Prof Mbulungeni Madiba.
Image: Supplied.
Prof Mbulungeni Madiba
On World Teachers’ Day (5 October), we honour and celebrate the passion, dedication, and unwavering commitment of teachers across the globe. Their work shapes not only the minds of students but also the future of society. Every lesson they teach, every moment they spend inspiring and supporting learners, leaves a lasting impact on countless lives. But alongside celebration must come reflection. In South Africa, new teachers face enormous challenges that make the profession less about inspiration and more about survival.

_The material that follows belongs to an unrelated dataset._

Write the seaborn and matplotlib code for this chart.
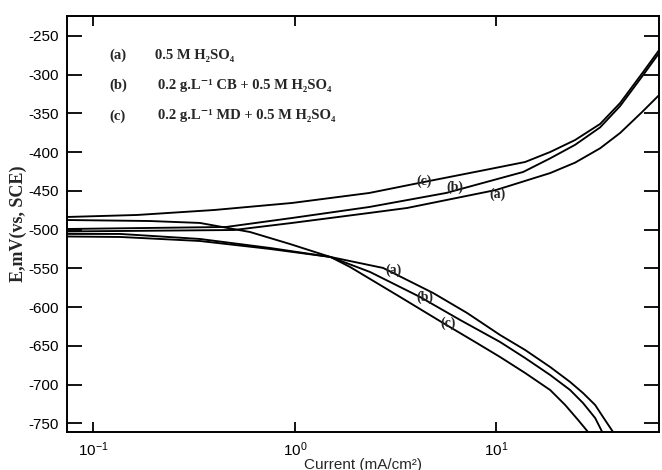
import pandas as pd
import matplotlib
matplotlib.use('Agg')
import matplotlib.pyplot as plt
import seaborn as sns

# --- Data (current in mA/cm2, potential in mV vs SCE) ---
a_anodic_i = [0.074, 0.499, 0.968, 2.34, 3.60, 9.97, 18.48, 24.58, 32.70, 41.11, 52.86, 64.2]
a_anodic_E = [-502.4, -500.5, -491.4, -478.5, -472.1, -448.8, -427.0, -413.5, -395.0, -375.2,
              -348.1, -326.2]
a_cathodic_i = [0.074, 0.136, 0.338, 0.753, 1.50, 2.74, 4.85, 7.15, 10.43, 13.88, 18.48, 23.21,
                26.9, 30.89, 33.8, 37.9]
a_cathodic_E = [-505.6, -505.6, -512.1, -523.7, -535.3, -549.5, -581.8, -607.6, -636.1, -655.4,
                -677.4, -696.7, -711.0, -726.4, -741.9, -761.3]

b_anodic_i = [0.074, 0.456, 0.968, 2.34, 5.63, 13.57, 18.48, 24.58, 32.70, 41.11, 53.47, 64.2]
b_anodic_E = [-499.2, -496.6, -485.0, -470.8, -452.7, -425.6, -408.0, -390.5, -368.0, -340.4,
              -300.4, -271.9]
b_cathodic_i = [0.074, 0.136, 0.338, 0.753, 1.50, 2.36, 4.18, 6.61, 10.43, 13.88, 18.48, 23.21,
                26.9, 30.89, 33.5]
b_cathodic_E = [-508.9, -509.5, -514.7, -525.0, -535.3, -554.7, -587.0, -616.7, -645.1, -665.8,
                -687.7, -707.1, -723.9, -743.2, -761.3]

c_anodic_i = [0.074, 0.165, 0.397, 0.968, 2.34, 4.13, 8.79, 13.88, 18.48, 24.58, 32.70, 41.11,
              53.47, 64.2]
c_anodic_E = [-483.7, -481.1, -474.7, -465.6, -452.7, -439.8, -423.0, -412.7, -399.8, -384.3,
              -363.6, -336.5, -296.5, -268.1]
c_cathodic_i = [0.074, 0.191, 0.338, 0.599, 0.946, 1.50, 1.88, 3.33, 5.44, 7.84, 10.43, 13.88,
                18.48, 21.93, 25.43, 28.48]
c_cathodic_E = [-487.6, -488.9, -491.4, -503.1, -518.6, -535.3, -548.3, -587.0, -620.6, -645.1,
                -664.5, -685.1, -707.1, -726.4, -745.8, -761.3]

legend_tags = ['(a)', '(b)', '(c)']
legend_texts = ['0.5 M H\u2082SO\u2084',
                '0.2 g.L\u207b\u00b9 CB + 0.5 M H\u2082SO\u2084',
                '0.2 g.L\u207b\u00b9 MD + 0.5 M H\u2082SO\u2084']

# curve tags next to the branches: (tag, current, potential)
curve_tags = [('(c)', 4.38, -437.2), ('(b)', 6.24, -445.0), ('(a)', 10.1, -455.0),
              ('(a)', 3.07, -552.1), ('(b)', 4.43, -587.0), ('(c)', 5.76, -620.6)]


def build_frame():
    branches = {
        'a_anodic': (a_anodic_i, a_anodic_E),
        'a_cathodic': (a_cathodic_i, a_cathodic_E),
        'b_anodic': (b_anodic_i, b_anodic_E),
        'b_cathodic': (b_cathodic_i, b_cathodic_E),
        'c_anodic': (c_anodic_i, c_anodic_E),
        'c_cathodic': (c_cathodic_i, c_cathodic_E),
    }
    frames = []
    for name, (cur, pot) in branches.items():
        frames.append(pd.DataFrame({'current': cur, 'potential': pot, 'branch': name}))
    return pd.concat(frames, ignore_index=True)


def main():
    sns.set_style('ticks')
    plt.rcParams['font.family'] = ['Liberation Sans', 'DejaVu Sans']
    plt.rcParams['axes.unicode_minus'] = False
    serif = ['Liberation Serif', 'DejaVu Serif']

    df = build_frame()

    fig = plt.figure(figsize=(6.62, 4.70), dpi=100)
    ax = fig.add_axes([0.1017, 0.0809, 0.8938, 0.8857])

    sns.lineplot(data=df, x='current', y='potential', units='branch', estimator=None,
                 sort=False, color='black', linewidth=1.35, ax=ax)

    ax.set_xscale('log')
    ax.set_xlim(0.0743, 64.1)
    ax.set_ylim(-761.3, -223.8)
    ax.set_yticks(range(-750, -249, 50))
    ax.minorticks_off()

    for side in ['top', 'right', 'left', 'bottom']:
        ax.spines[side].set_visible(True)
        ax.spines[side].set_linewidth(1.4)
        ax.spines[side].set_color('black')

    ax.tick_params(axis='y', which='major', direction='in', length=11, width=1.3,
                   left=True, right=True, labelsize=11, colors='black', pad=6)
    ax.tick_params(axis='x', which='major', direction='in', length=7.5, width=1.3,
                   bottom=True, top=True, labelsize=11, colors='black', pad=6)

    ax.set_xlabel('Current (mA/cm\u00b2)', fontsize=11, labelpad=-1)
    ax.set_ylabel('E,mV(vs, SCE)', fontsize=13, fontweight='bold', family=serif, labelpad=1)

    # legend written as text block inside the axes
    for k, (tag, txt) in enumerate(zip(legend_tags, legend_texts)):
        y = 0.904 - k * 0.0722
        ax.text(0.0715, y, tag, transform=ax.transAxes, family=serif, fontweight='bold',
                fontsize=10.5, va='center', ha='left')
        ax.text(0.148 if k == 0 else 0.153, y, txt, transform=ax.transAxes, family=serif,
                fontweight='bold', fontsize=10.5, va='center', ha='left')

    for tag, cur, pot in curve_tags:
        ax.text(cur, pot, tag, family=serif, fontweight='bold', fontsize=10,
                ha='center', va='center')

    fig.savefig('out.png', dpi=100)
    plt.close(fig)


if __name__ == '__main__':
    main()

The statistics tell a sobering story: nearly half of new teachers in the country consider leaving the profession within their first five years. Why? Because their training often bears little resemblance to the schools they are sent to serve. Many teachers find themselves teaching up to 60 learners in spaces designed for half that number. Unsurprisingly, individual attention becomes impossible, discipline takes centre stage, and effective teaching strategies fall by the wayside. Beyond lesson planning and marking, new teachers are saddled with endless paperwork, compliance reports, and administrative tasks that eat into precious teaching time.
Schools, particularly in disadvantaged communities, are not always safe havens. Teachers face break-ins, theft, and in some cases, physical threats from learners or community members. To make matters worse, many learners arrive at school carrying the heavy burden of poverty, abuse, or exposure to crime. Teachers, untrained in trauma counselling or conflicted-escalation, are left to cope as best they can. From pit latrines to crumbling classrooms, a lack of basics sends a demoralising message—that neither the system nor the state truly values teachers or learners. This baptism by fire pushes many talented young educators to burn out quickly, leaving behind a revolving door of short-lived appointments that destabilises schools and denies children the stability they need to succeed.
If we are serious about education and the future of our learners, we must reimagine teacher preparation and their acclimatisation to their teaching environments instead of being crushed by them. We must move beyond theory and equip them with the skills required to navigate the real-life challenges teachers face. First, we need to introduce contextualised teacher preparation programmes. Much like medical doctors train in hospitals, teachers should complete sufficient time in schools that reflect the realities of South Africa—urban townships, rural villages, and under-resourced communities. During this time, they should work under the close mentorship of experienced, specially trained teachers who guide them in real-world strategies for managing overcrowded classrooms, improvising with limited resources, and building resilience.
This immersion bridges the yawning gap between theory and practice. Second, our universities and teacher preparation institutions must expand their curriculum to address the challenges unique to South Africa. This means practical, skills-based modules focused on methodologies for teaching large-classes: group work, peer tutoring, and cooperative learning tailored for 50+ learners, trauma-informed education, conflict management and safety, ability to work in low-resourced environments using community resources, recycled materials, and digital tools creatively to overcome material shortages, and finally strategies for self-care and mental health to prevent burnout.
Teachers requires support networks. New teachers should be assisted instead of being left alone in isolation. There should be structured support systems for new teachers. A Community of Practice can be established to ensure that they never feel alone in their efforts to educate and give our learners a fighting chance. Education is the cornerstone of our national development, and teachers are its builders. By preparing, supporting, and valuing them properly, we secure not only their future but the future of South Africa itself.
This World Teachers’ Day, gratitude must go beyond warm words. We must take bold steps to ensure that teachers are not thrown into the deep end but are instead given the tools to swim confidently in turbulent waters. To every teacher in South Africa: thank you. Despite overcrowded classrooms, broken windows, heavy workloads, and daily challenges, you continue to teach, inspire, and hope. May we, as a nation, rise to match your resilience with the respect, training, and support you deserve. Because in the end, to strengthen teachers is to strengthen society itself.
*Madiba is the Dean of the Faculty of Education at Stellenbosch University.